If your child is eight months or older, my advice is to try and make some sort or a private space for your baby to sleep. Most hotels have a Portacot or fold out bed available. This may sound a little unorthodox, but if you’re sharing a room, what I suggest is simple - make it into two rooms. I’m not saying you need to bust out the timber and a hammer, but I do suggest hanging a blanket, setting up a dressing screen, or, yes, I’m going to go ahead and say it, put baby in the closet. A great holiday hack is to place the Portacot in the bathroom or walk in robe. A decent sized closet is a great place for baby to sleep. It’s dark, it’s quiet, and they won’t be distracted by being able to see them. People accidentally walking in and out of the room are much less likely to distract your child. It often helps your child settle more easily at bedtime too.
While we’re on the subject of 'no exceptions', that rule extends to all other sleep props. You might be tempted to slip baby a dummy or rock them to sleep if they’re disturbing the rest of the house, but your baby is going to latch on to that really, really quickly, and chances are you’ll be waking up every hour or two, rocking baby back to sleep or putting the dummy back in, which is going to end up disturbing everyone a lot worse than a half hour of crying at 7:00pm.
It is very common for babies and toddlers to test the boundaries around sleep when they are somewhere new. Just because the rules are the rules at home, that doesn't necessarily mean the rules are the same at Nanna's house. Your child is likely to try their luck at bedtime! This may mean that your child cries for some time at bedtime or has a night waking or two. The best way to handle it is to do the same as you would do if you were at home. You can go in and settle/offer reassurance every ten minutes or so, but other than that don't bend the rules if you can help it. If you hang on to your consistency, within the first night or two your child will be used to the new environment and will be sleeping well again.

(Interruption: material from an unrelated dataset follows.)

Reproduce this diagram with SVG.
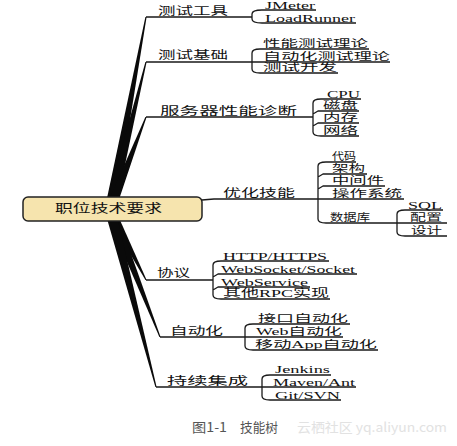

Now, on a serious note, I find the biggest reason that parents give in on these points is, quite simply, because they’re embarrassed. There’s a house full of eyes and they’re all focused on the new baby, and by association, the new parent. The feeling that everyone is making judgments about how you are parenting can be overwhelming.
If you find that it has all fallen apart in just a week or so while you're away, the good news is that it's just as easy to get back on track. As soon as you get home, start your sleep plan all over again. You can speed it up by a night or two each step - and hold tight to the memory that your child is capable of sleeping well.
The most important tip of all ... Enjoy the time away with your family. Make memories and enjoy the time together!